But the trustees’ motivation was perhaps more interesting than their vote. Considering the latest U.S. Supreme Court ruling on public-meeting prayer, trustees indicated they were worried non-Christians also might seek to deliver invocations at board meetings, such as Satanists, Muslims, Buddhists and, heaven forbid, atheists.

So much for the supposedly vaunted American ideal of religious (and nonreligious) freedom and diversity.

McHenry Township Trustee Steve Verr, a well-known local conservative provocateur reportedly often heckled at meetings, submitted the measure seeking to enshrine session-opening prayers in the board’s regular protocols. He was the only member who then voted “yes.”

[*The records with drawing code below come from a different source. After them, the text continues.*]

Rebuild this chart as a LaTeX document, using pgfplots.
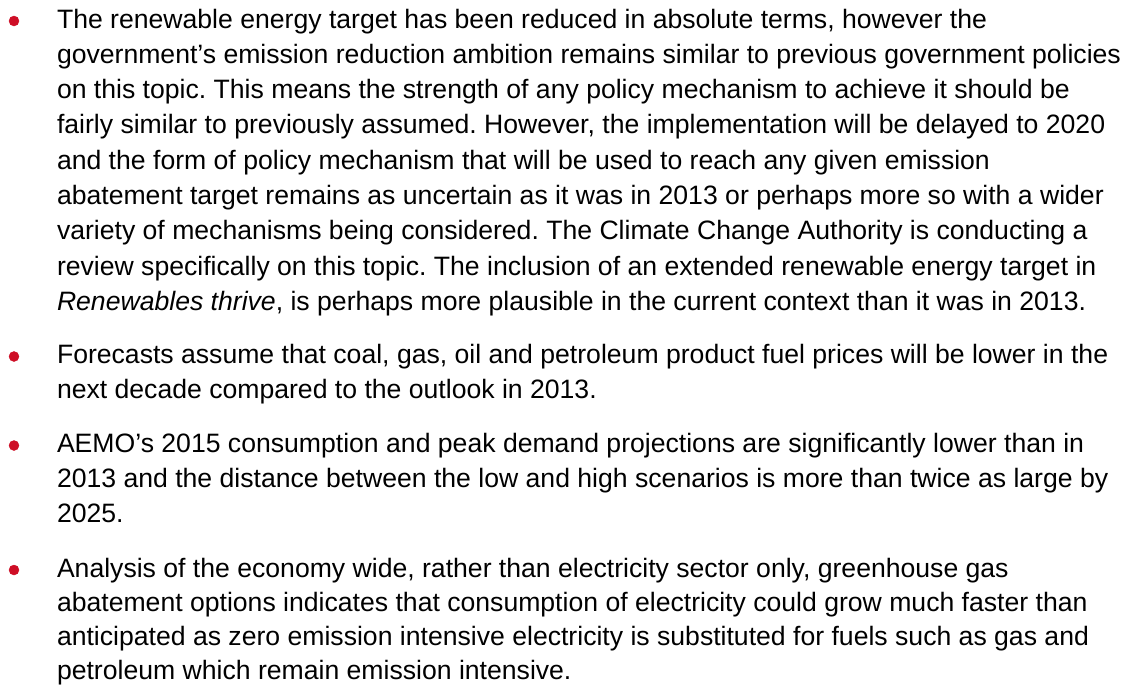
\documentclass[border=0pt]{standalone}
\usepackage{pgfplots}
\pgfplotsset{compat=1.18}
\usepackage{fontspec}
\setmainfont{Liberation Sans}
\frenchspacing
\definecolor{bulletred}{RGB}{206,14,38}
\definecolor{bodytext}{RGB}{0,0,0}
\tikzset{ln/.style={anchor=base west, inner sep=0pt, outer sep=0pt, text=bodytext,
    font=\fontsize{26.6}{30}\selectfont}}
\begin{document}
\begin{tikzpicture}
\begin{axis}[
  width=1131pt, height=686pt, scale only axis,
  xmin=0, xmax=1131, ymin=0, ymax=686, y dir=reverse,
  hide axis, clip=false,
]
\path (rel axis cs:0,0) rectangle (rel axis cs:1,1);
% bullets
\addplot[only marks, mark=*, mark size=5pt, color=bulletred]
  coordinates {(14,21) (14,356.5) (14,445.5) (14,570)};
% paragraph 1
\node[ln] at (axis cs:57,28)    {The renewable energy target has been reduced in absolute terms, however the};
\node[ln] at (axis cs:57,63.3)  {government’s emission reduction ambition remains similar to previous government policies};
\node[ln] at (axis cs:57,98.6)  {on this topic. This means the strength of any policy mechanism to achieve it should be};
\node[ln] at (axis cs:57,133.9) {fairly similar to previously assumed. However, the implementation will be delayed to 2020};
\node[ln] at (axis cs:57,169.2) {and the form of policy mechanism that will be used to reach any given emission};
\node[ln] at (axis cs:57,204.5) {abatement target remains as uncertain as it was in 2013 or perhaps more so with a wider};
\node[ln] at (axis cs:57,239.8) {variety of mechanisms being considered. The Climate Change Authority is conducting a};
\node[ln] at (axis cs:57,275.1) {review specifically on this topic. The inclusion of an extended renewable energy target in};
\node[ln] at (axis cs:57,310.4) {\textit{Renewables thrive}, is perhaps more plausible in the current context than it was in 2013.};
% paragraph 2
\node[ln] at (axis cs:57,363.5) {Forecasts assume that coal, gas, oil and petroleum product fuel prices will be lower in the};
\node[ln] at (axis cs:57,398.8) {next decade compared to the outlook in 2013.};
% paragraph 3
\node[ln] at (axis cs:57,452.5) {AEMO’s 2015 consumption and peak demand projections are significantly lower than in};
\node[ln] at (axis cs:57,487.8) {2013 and the distance between the low and high scenarios is more than twice as large by};
\node[ln] at (axis cs:57,522.5) {2025.};
% paragraph 4
\node[ln] at (axis cs:57,577)   {Analysis of the economy wide, rather than electricity sector only, greenhouse gas};
\node[ln] at (axis cs:57,611.5) {abatement options indicates that consumption of electricity could grow much faster than};
\node[ln] at (axis cs:57,645.5) {anticipated as zero emission intensive electricity is substituted for fuels such as gas and};
\node[ln] at (axis cs:57,679)   {petroleum which remain emission intensive.};
\end{axis}
\end{tikzpicture}
\end{document}
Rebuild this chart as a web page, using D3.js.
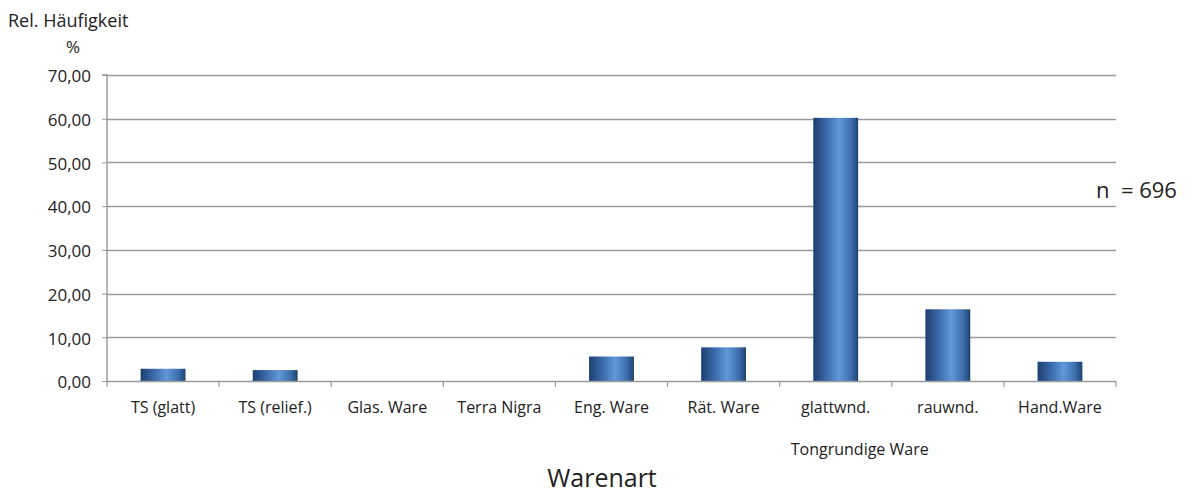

“I don’t see what the problem is,” Verr said after his request was shot down, according to the local Northwest Herald newspaper. “Everyone here is cowed because of some Marxists in the audience here tonight.”

As everyone knows, of course (according to Verr), only “Marxists” would oppose prayers at public meetings, although such naysayers now include all of Verr’s fellow trustees.

Encouragingly, at least some citizens who attend the township’s board meetings are well-versed in public affairs. Several at the recent meeting pointed out that in its 2014 Town of Greece v. Galloway decision the U.S. Supreme Court ruled elected bodies could open public meetings with prayers as long as they weren’t restricted to Christian invocations.

This need for prayerful inclusiveness seemed to spook trustees and some citizens at the meeting.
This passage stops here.